Les regards de trois hommes font revivre cette minuscule librairie dans une ruelle d’Alger : Edmond Charlot a voulu partager sa passion pour les livres ; au fil du temps, la librairie devient une bibliothèque de prêt et Abdallah, le nouveau maître des lieux, en gardien du temple, protège les livres ; enfin en 2017, Ryad, le jeune étudiant, investit les lieux pour tout vider et débarrasser. «Mon engagement doit être absolu. C’est ainsi que je conçois mon travail. L’écrivain doit écrire, l’éditeur doit donner vie aux livres. Je ne vois pas de limite à cette conception. La littérature est trop importante pour ne pas y consacrer tout mon temps».

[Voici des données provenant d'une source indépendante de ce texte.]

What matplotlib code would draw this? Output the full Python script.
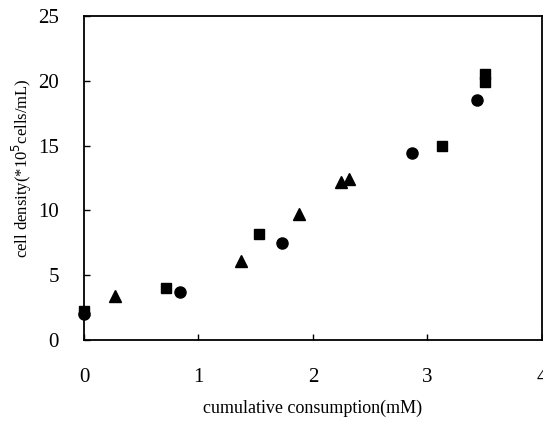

Une chronique du temps qui passe, peuplé des fantômes de grands écrivains, porteur de la blessure causée par l’indépendance de l’Algérie et le départ des Français. C’est aussi un récit sur la transmission et l’apprentissage. L’écriture est moderne, solaire, précise ; d’une plume légère, Kahouter Adimi guide le lecteur dans Alger et dans cette librairie. Un joli conte empli d'humour, de poésie et de fantaisie, brossant un portrait émouvant de ce «passeur de livres», pionnier et homme d’exception dans une période peu propice aux artistes, le portrait aussi d’Alger, cité héliotrope. Comme le rêve d’une communauté artistique et littéraire ouverte et pacifique, et l'espoir de réunir les deux rives de la Méditerranée.